Les Barbelés chargés de mort

Entourent notre univers.

Un ciel sans pitié

Envoie gel et coup de soleil. 

Loin de nous sont toutes les joies,

Loin les femmes, loin la patrie,

Lorsque nous partons au travail ;

Des milliers, silencieux, à l’aube.

Mais nous avons appris la leçon de Dachau

Et sommes devenus durs comme l’acier :

Sois un homme, camarade,

Reste un homme, camarade,

Il faut s’y mettre, camarade, 

Car le travail c’est la liberté”

 

Nous avons tenté de comprendre ce qu’avait vécu TIMSIT Yaich, mais cela dépassait tout ce que nous avions connu … Aussi, nous nous sommes intéressés aux témoignages d’anciens déportés qui ont survécu, dont celui de Henri Kichka qui a affirmé que : “Le pire c’était la nourriture, quand elle était là … du pain sec et de la soupe. On crevait, nous étions des déchets,  j’étais un demi cadavre”.

 

Alice n’a jamais pu dire adieu à son mari. Tout ce qu’elle a reçu c’est une lettre … l’informant du décès de son époux.

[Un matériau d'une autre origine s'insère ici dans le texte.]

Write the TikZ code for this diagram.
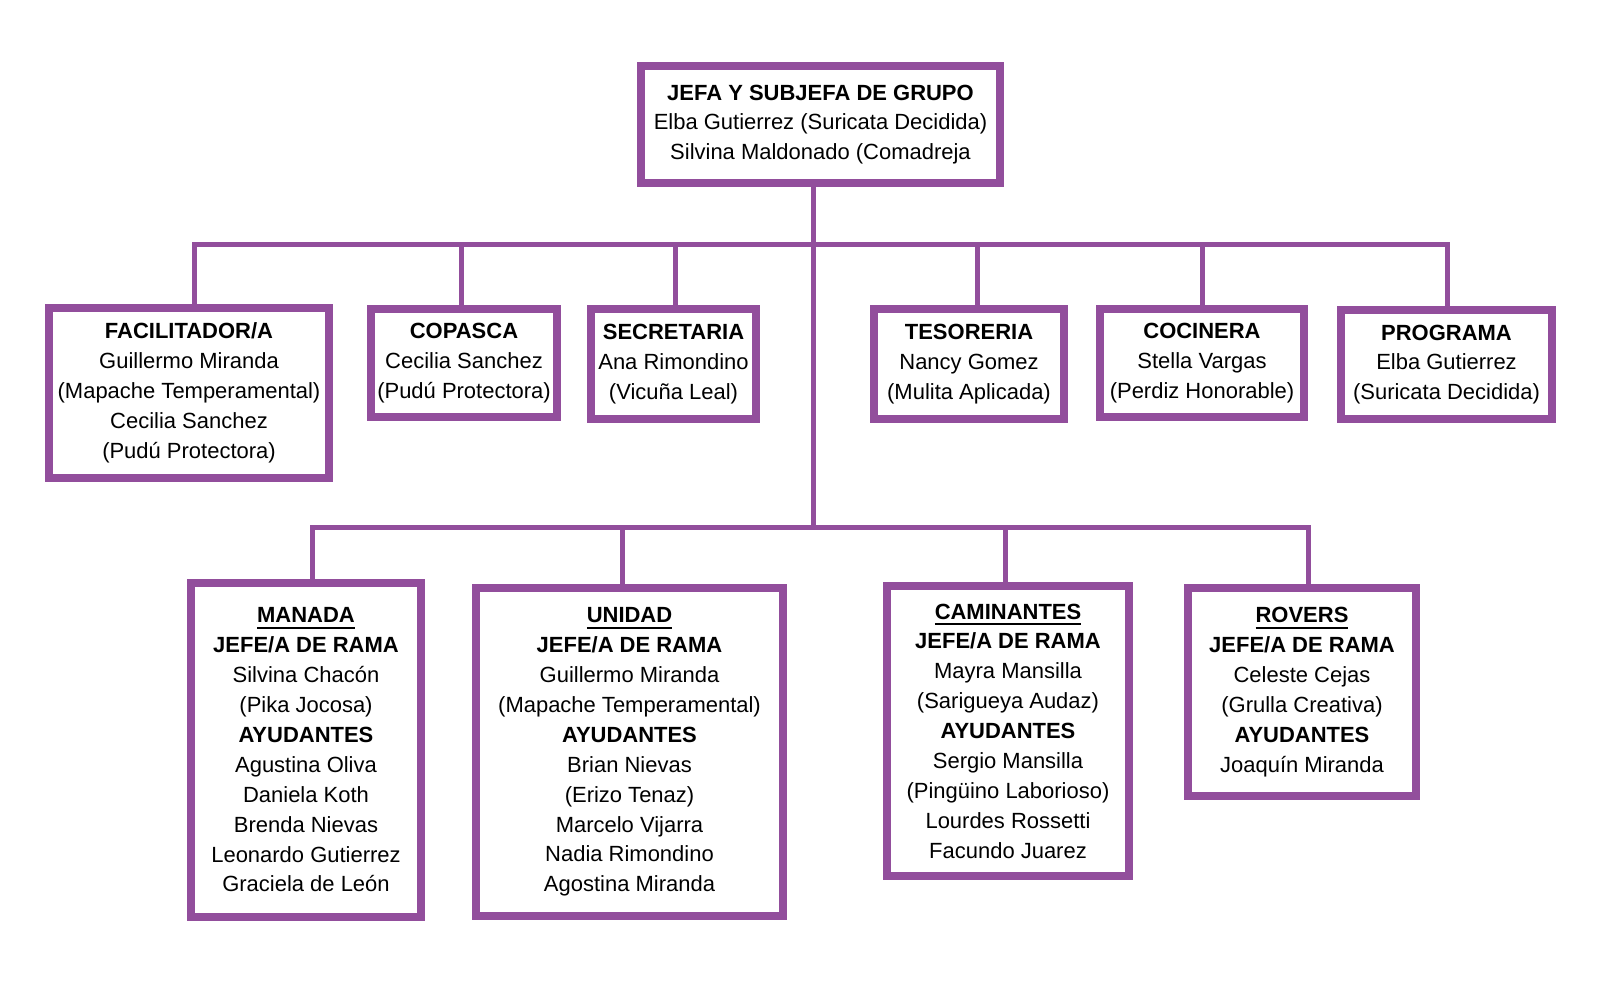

Réponse du Ministre des Prisonniers et déportés
réfugiés à Paris (1948)

 

Voulant faire honneur à son défunt mari, Habiba Alice TIMSIT, envoie de nouveau une lettre au ministre des anciens combattants à Paris, le Lundi 6 décembre 1948. Elle y demande le changement de statut pour son mari avec la mention “Mort pour la France”

Lettre de Alice TIMSIT à l’attention du Ministre des Anciens Combattants (Paris) – 1948

 

La réponse sera positive puisque cette mention a été inscrite dans l’acte de décès de TIMSIT Yaich.

Inscription de la mention “Mort pour la France” dans l’acte de décès de TIMSIT Yaich – 3 février 1949

 

Elie Wiesel a dit “Tous les peuples qui ne connaissent pas leur histoire sont appelés à la revivre”. Grâce à toi Yaich, nous avons une mémoire mais aussi une vision sur l’avenir.